First, banks have partially withdrawn from the mortgage game after facing swathes of new rules and $110 billion of fines for misconduct. They still own mortgage-backed bonds and they still make home loans to wealthy folk, which they keep on their balance-sheets. But with the exception of Wells Fargo they are less keen on writing riskier loans in their branches and feeding them to securitisers. New, independent firms like Quicken Loans and Freedom Mortgage have filled the gap. They originate roughly half of all new mortgages.

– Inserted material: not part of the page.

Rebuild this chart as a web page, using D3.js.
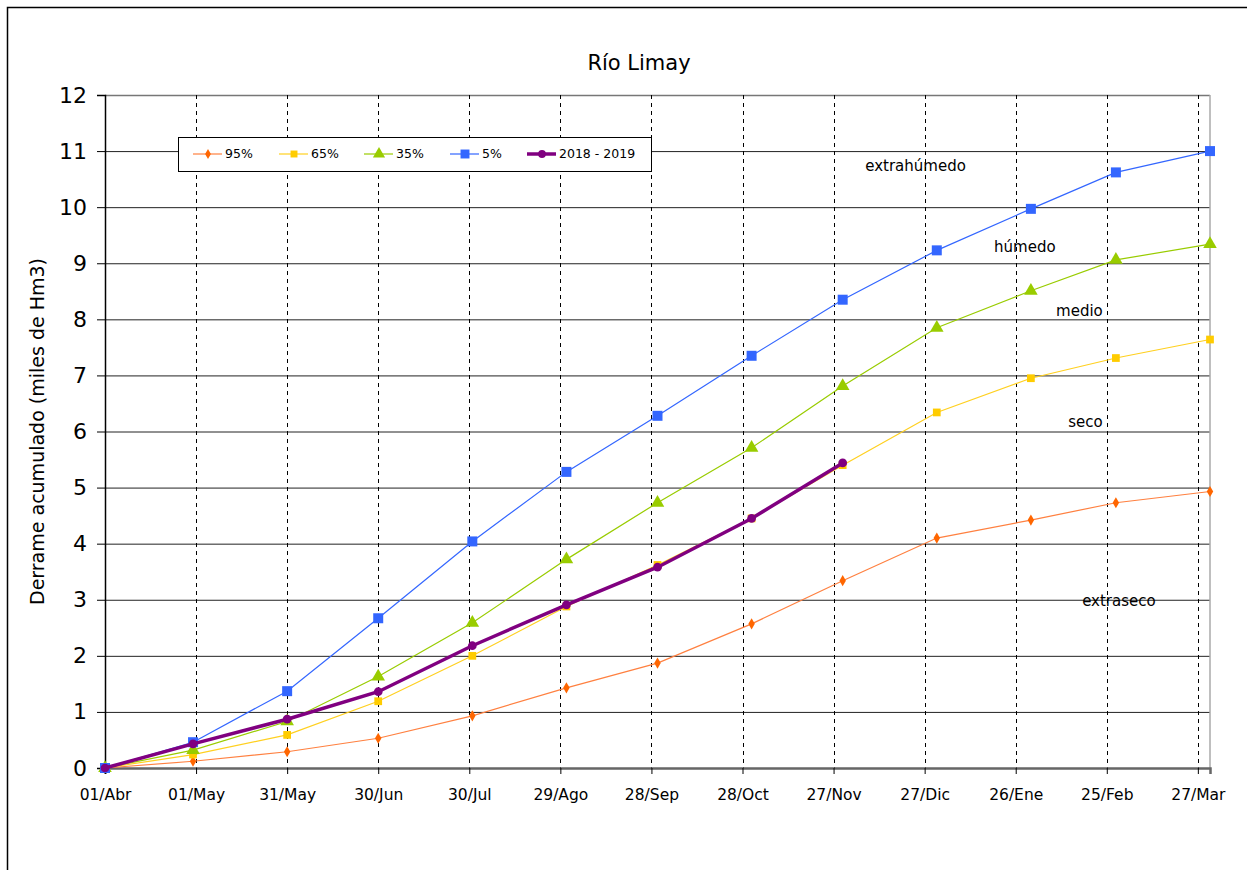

The second big change is that the government’s improvised rescue of the system in 2008-12 has left it with a much bigger role (see chart 3). It is the majority shareholder in Freddie Mac and Fannie Mae, mortgage companies that were previously privately run (though with an implicit guarantee). They are now in “conservatorship”, a type of notionally temporary nationalisation that shows few signs of ending. Other private securitisers have withdrawn or gone bust. This means that the securitisation of loans, most of which used to be in the private sector, is now almost entirely state-run. Along with Fannie and Freddie, the other main players are the Veterans Affairs department (VA), the Federal Housing Administration (FHA) and Ginnie Mae, which helps the FHA and VA package loans into bonds and sell them.

This is from “Comradely capitalism: How America accidentally nationalised its mortgage market,” The Economist, August 20, 2016. These two paragraphs come immediately after the subtitle “The Trouble with Gosplan.” The noun Gosplan should ring a bell: it was the central planner of the Soviet economy from 1921 to 1991.

The whole piece is excellent, I think. Why “I think?” Because although various friends of mine love The Economist, I don’t. The motto for that publication should be “Sometimes wrong; never in doubt.” There’s a tone of certainty in so much of its articles that is unjustified. I think that’s one of the pitfalls of unsigned articles.